__Source excerpt__:
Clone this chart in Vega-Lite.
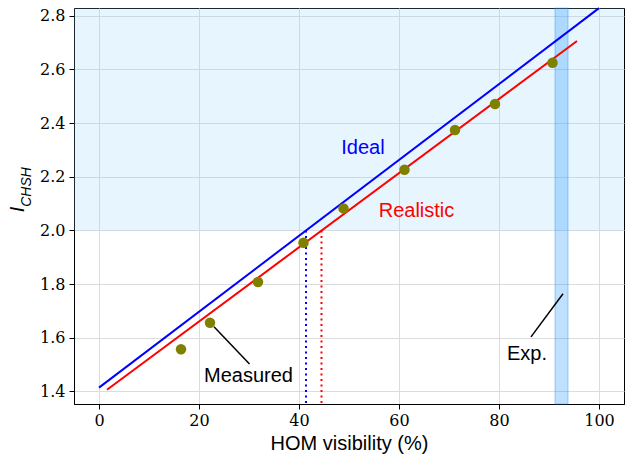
{
  "$schema": "https://vega.github.io/schema/vega-lite/v6.json",
  "width": 550,
  "height": 396,
  "autosize": {"type": "none"},
  "padding": {"left": 74, "top": 8, "right": 1, "bottom": 52},
  "background": "white",
  "view": {"stroke": "#000000", "strokeWidth": 1},
  "config": {
    "axis": {
      "grid": true,
      "gridColor": "#dcdcdc",
      "gridWidth": 1,
      "domainColor": "#000000",
      "domainWidth": 1,
      "tickColor": "#000000",
      "tickSize": 5,
      "tickWidth": 1,
      "labelFont": "'DejaVu Serif', 'Liberation Serif', serif",
      "labelFontSize": 16,
      "labelColor": "#000000",
      "titleFont": "Liberation Sans",
      "titleFontSize": 20,
      "titleFontWeight": "normal",
      "titleColor": "#000000"
    }
  },
  "datasets": {
    "region": [{"x": -5, "x2": 105, "y": 2.0, "y2": 2.829}],
    "band": [{"x": 91.2, "x2": 93.8, "y": 1.353, "y2": 2.829}],
    "lines": [
      {"series": "Ideal", "v": 0, "i": 1.4142},
      {"series": "Ideal", "v": 100, "i": 2.8284},
      {"series": "Realistic", "v": 1.6, "i": 1.406},
      {"series": "Realistic", "v": 95.6, "i": 2.706}
    ],
    "thresholds": [
      {"series": "Ideal", "v": 41.4, "i": 2.0, "i2": 1.353},
      {"series": "Realistic", "v": 44.5, "i": 2.0, "i2": 1.353}
    ],
    "leaders": [
      {"series": "Measured", "v": 23.0, "i": 1.641, "v2": 30.1, "i2": 1.502},
      {"series": "Exp.", "v": 86.4, "i": 1.603, "v2": 92.8, "i2": 1.764}
    ],
    "measured": [
      {"v": 16.4, "i": 1.557},
      {"v": 22.2, "i": 1.656},
      {"v": 31.8, "i": 1.808},
      {"v": 40.9, "i": 1.954},
      {"v": 48.9, "i": 2.082},
      {"v": 61.1, "i": 2.226},
      {"v": 71.2, "i": 2.374},
      {"v": 79.2, "i": 2.471},
      {"v": 90.7, "i": 2.625}
    ],
    "labels": [
      {"series": "Ideal", "v": 52.8, "i": 2.308, "text": "Ideal"},
      {"series": "Realistic", "v": 63.5, "i": 2.071, "text": "Realistic"},
      {"series": "Measured", "v": 29.9, "i": 1.458, "text": "Measured"},
      {"series": "Exp.", "v": 85.6, "i": 1.54, "text": "Exp."}
    ],
    "ytitle": [{"v": -5, "i": 2.088, "main": "I", "sub": "CHSH"}]
  },
  "layer": [
    {
      "data": {"name": "region"},
      "mark": {"type": "rect", "fill": "#87cefa", "opacity": 0.2},
      "encoding": {
        "x": {"field": "x", "type": "quantitative", "scale": {"domain": [-5, 105], "nice": false, "zero": false},
              "axis": {"values": [0, 20, 40, 60, 80, 100], "title": "HOM visibility (%)", "titlePadding": 5, "labelPadding": 3}},
        "x2": {"field": "x2"},
        "y": {"field": "y", "type": "quantitative", "scale": {"domain": [1.353, 2.829], "nice": false, "zero": false},
              "axis": {"values": [1.4, 1.6, 1.8, 2.0, 2.2, 2.4, 2.6, 2.8], "format": ".1f", "title": null, "labelPadding": 4}},
        "y2": {"field": "y2"}
      }
    },
    {
      "data": {"name": "band"},
      "mark": {"type": "rect", "fill": "#1e90ff", "fillOpacity": 0.28, "stroke": "#1e90ff", "strokeOpacity": 0.35, "strokeWidth": 1.2},
      "encoding": {
        "x": {"field": "x", "type": "quantitative"},
        "x2": {"field": "x2"},
        "y": {"field": "y", "type": "quantitative"},
        "y2": {"field": "y2"}
      }
    },
    {
      "data": {"name": "lines"},
      "mark": {"type": "line", "strokeWidth": 2},
      "encoding": {
        "x": {"field": "v", "type": "quantitative"},
        "y": {"field": "i", "type": "quantitative"},
        "color": {"field": "series", "type": "nominal",
                  "scale": {"domain": ["Ideal", "Realistic", "Measured", "Exp."], "range": ["#0000ff", "#ff0000", "#000000", "#000000"]},
                  "legend": null}
      }
    },
    {
      "data": {"name": "thresholds"},
      "mark": {"type": "rule", "strokeWidth": 2, "strokeDash": [2, 3.5]},
      "encoding": {
        "x": {"field": "v", "type": "quantitative"},
        "y": {"field": "i", "type": "quantitative"},
        "y2": {"field": "i2"},
        "color": {"field": "series", "type": "nominal", "legend": null}
      }
    },
    {
      "data": {"name": "leaders"},
      "mark": {"type": "rule", "strokeWidth": 1.5},
      "encoding": {
        "x": {"field": "v", "type": "quantitative"},
        "y": {"field": "i", "type": "quantitative"},
        "x2": {"field": "v2"},
        "y2": {"field": "i2"},
        "color": {"field": "series", "type": "nominal", "legend": null}
      }
    },
    {
      "data": {"name": "measured"},
      "mark": {"type": "point", "filled": true, "fill": "#808000", "opacity": 1, "size": 110, "strokeWidth": 0},
      "encoding": {
        "x": {"field": "v", "type": "quantitative"},
        "y": {"field": "i", "type": "quantitative"}
      }
    },
    {
      "data": {"name": "labels"},
      "mark": {"type": "text", "font": "Liberation Sans", "fontSize": 20, "align": "center", "baseline": "middle"},
      "encoding": {
        "x": {"field": "v", "type": "quantitative"},
        "y": {"field": "i", "type": "quantitative"},
        "text": {"field": "text"},
        "color": {"field": "series", "type": "nominal", "legend": null}
      }
    },
    {
      "data": {"name": "ytitle"},
      "mark": {"type": "text", "font": "Liberation Sans", "fontSize": 20, "fontStyle": "italic", "angle": 270, "align": "right", "baseline": "alphabetic", "dy": -50, "color": "#000000"},
      "encoding": {
        "x": {"field": "v", "type": "quantitative"},
        "y": {"field": "i", "type": "quantitative"},
        "text": {"field": "main"}
      }
    },
    {
      "data": {"name": "ytitle"},
      "mark": {"type": "text", "font": "Liberation Sans", "fontSize": 14, "fontStyle": "italic", "angle": 270, "align": "left", "baseline": "alphabetic", "dy": -43, "color": "#000000"},
      "encoding": {
        "x": {"field": "v", "type": "quantitative"},
        "y": {"field": "i", "type": "quantitative"},
        "text": {"field": "sub"}
      }
    }
  ]
}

__Exercise requirements__:
Omitting all images, print the listing exactly.

__Solution for this problem__:
Clone this chart in Vega-Lite.
{
  "$schema": "https://vega.github.io/schema/vega-lite/v6.json",
  "width": 550,
  "height": 396,
  "autosize": {"type": "none"},
  "padding": {"left": 74, "top": 8, "right": 1, "bottom": 52},
  "background": "white",
  "view": {"stroke": "#000000", "strokeWidth": 1},
  "config": {
    "axis": {
      "grid": true,
      "gridColor": "#dcdcdc",
      "gridWidth": 1,
      "domainColor": "#000000",
      "domainWidth": 1,
      "tickColor": "#000000",
      "tickSize": 5,
      "tickWidth": 1,
      "labelFont": "'DejaVu Serif', 'Liberation Serif', serif",
      "labelFontSize": 16,
      "labelColor": "#000000",
      "titleFont": "Liberation Sans",
      "titleFontSize": 20,
      "titleFontWeight": "normal",
      "titleColor": "#000000"
    }
  },
  "datasets": {
    "region": [{"x": -5, "x2": 105, "y": 2.0, "y2": 2.829}],
    "band": [{"x": 91.2, "x2": 93.8, "y": 1.353, "y2": 2.829}],
    "lines": [
      {"series": "Ideal", "v": 0, "i": 1.4142},
      {"series": "Ideal", "v": 100, "i": 2.8284},
      {"series": "Realistic", "v": 1.6, "i": 1.406},
      {"series": "Realistic", "v": 95.6, "i": 2.706}
    ],
    "thresholds": [
      {"series": "Ideal", "v": 41.4, "i": 2.0, "i2": 1.353},
      {"series": "Realistic", "v": 44.5, "i": 2.0, "i2": 1.353}
    ],
    "leaders": [
      {"series": "Measured", "v": 23.0, "i": 1.641, "v2": 30.1, "i2": 1.502},
      {"series": "Exp.", "v": 86.4, "i": 1.603, "v2": 92.8, "i2": 1.764}
    ],
    "measured": [
      {"v": 16.4, "i": 1.557},
      {"v": 22.2, "i": 1.656},
      {"v": 31.8, "i": 1.808},
      {"v": 40.9, "i": 1.954},
      {"v": 48.9, "i": 2.082},
      {"v": 61.1, "i": 2.226},
      {"v": 71.2, "i": 2.374},
      {"v": 79.2, "i": 2.471},
      {"v": 90.7, "i": 2.625}
    ],
    "labels": [
      {"series": "Ideal", "v": 52.8, "i": 2.308, "text": "Ideal"},
      {"series": "Realistic", "v": 63.5, "i": 2.071, "text": "Realistic"},
      {"series": "Measured", "v": 29.9, "i": 1.458, "text": "Measured"},
      {"series": "Exp.", "v": 85.6, "i": 1.54, "text": "Exp."}
    ],
    "ytitle": [{"v": -5, "i": 2.088, "main": "I", "sub": "CHSH"}]
  },
  "layer": [
    {
      "data": {"name": "region"},
      "mark": {"type": "rect", "fill": "#87cefa", "opacity": 0.2},
      "encoding": {
        "x": {"field": "x", "type": "quantitative", "scale": {"domain": [-5, 105], "nice": false, "zero": false},
              "axis": {"values": [0, 20, 40, 60, 80, 100], "title": "HOM visibility (%)", "titlePadding": 5, "labelPadding": 3}},
        "x2": {"field": "x2"},
        "y": {"field": "y", "type": "quantitative", "scale": {"domain": [1.353, 2.829], "nice": false, "zero": false},
              "axis": {"values": [1.4, 1.6, 1.8, 2.0, 2.2, 2.4, 2.6, 2.8], "format": ".1f", "title": null, "labelPadding": 4}},
        "y2": {"field": "y2"}
      }
    },
    {
      "data": {"name": "band"},
      "mark": {"type": "rect", "fill": "#1e90ff", "fillOpacity": 0.28, "stroke": "#1e90ff", "strokeOpacity": 0.35, "strokeWidth": 1.2},
      "encoding": {
        "x": {"field": "x", "type": "quantitative"},
        "x2": {"field": "x2"},
        "y": {"field": "y", "type": "quantitative"},
        "y2": {"field": "y2"}
      }
    },
    {
      "data": {"name": "lines"},
      "mark": {"type": "line", "strokeWidth": 2},
      "encoding": {
        "x": {"field": "v", "type": "quantitative"},
        "y": {"field": "i", "type": "quantitative"},
        "color": {"field": "series", "type": "nominal",
                  "scale": {"domain": ["Ideal", "Realistic", "Measured", "Exp."], "range": ["#0000ff", "#ff0000", "#000000", "#000000"]},
                  "legend": null}
      }
    },
    {
      "data": {"name": "thresholds"},
      "mark": {"type": "rule", "strokeWidth": 2, "strokeDash": [2, 3.5]},
      "encoding": {
        "x": {"field": "v", "type": "quantitative"},
        "y": {"field": "i", "type": "quantitative"},
        "y2": {"field": "i2"},
        "color": {"field": "series", "type": "nominal", "legend": null}
      }
    },
    {
      "data": {"name": "leaders"},
      "mark": {"type": "rule", "strokeWidth": 1.5},
      "encoding": {
        "x": {"field": "v", "type": "quantitative"},
        "y": {"field": "i", "type": "quantitative"},
        "x2": {"field": "v2"},
        "y2": {"field": "i2"},
        "color": {"field": "series", "type": "nominal", "legend": null}
      }
    },
    {
      "data": {"name": "measured"},
      "mark": {"type": "point", "filled": true, "fill": "#808000", "opacity": 1, "size": 110, "strokeWidth": 0},
      "encoding": {
        "x": {"field": "v", "type": "quantitative"},
        "y": {"field": "i", "type": "quantitative"}
      }
    },
    {
      "data": {"name": "labels"},
      "mark": {"type": "text", "font": "Liberation Sans", "fontSize": 20, "align": "center", "baseline": "middle"},
      "encoding": {
        "x": {"field": "v", "type": "quantitative"},
        "y": {"field": "i", "type": "quantitative"},
        "text": {"field": "text"},
        "color": {"field": "series", "type": "nominal", "legend": null}
      }
    },
    {
      "data": {"name": "ytitle"},
      "mark": {"type": "text", "font": "Liberation Sans", "fontSize": 20, "fontStyle": "italic", "angle": 270, "align": "right", "baseline": "alphabetic", "dy": -50, "color": "#000000"},
      "encoding": {
        "x": {"field": "v", "type": "quantitative"},
        "y": {"field": "i", "type": "quantitative"},
        "text": {"field": "main"}
      }
    },
    {
      "data": {"name": "ytitle"},
      "mark": {"type": "text", "font": "Liberation Sans", "fontSize": 14, "fontStyle": "italic", "angle": 270, "align": "left", "baseline": "alphabetic", "dy": -43, "color": "#000000"},
      "encoding": {
        "x": {"field": "v", "type": "quantitative"},
        "y": {"field": "i", "type": "quantitative"},
        "text": {"field": "sub"}
      }
    }
  ]
}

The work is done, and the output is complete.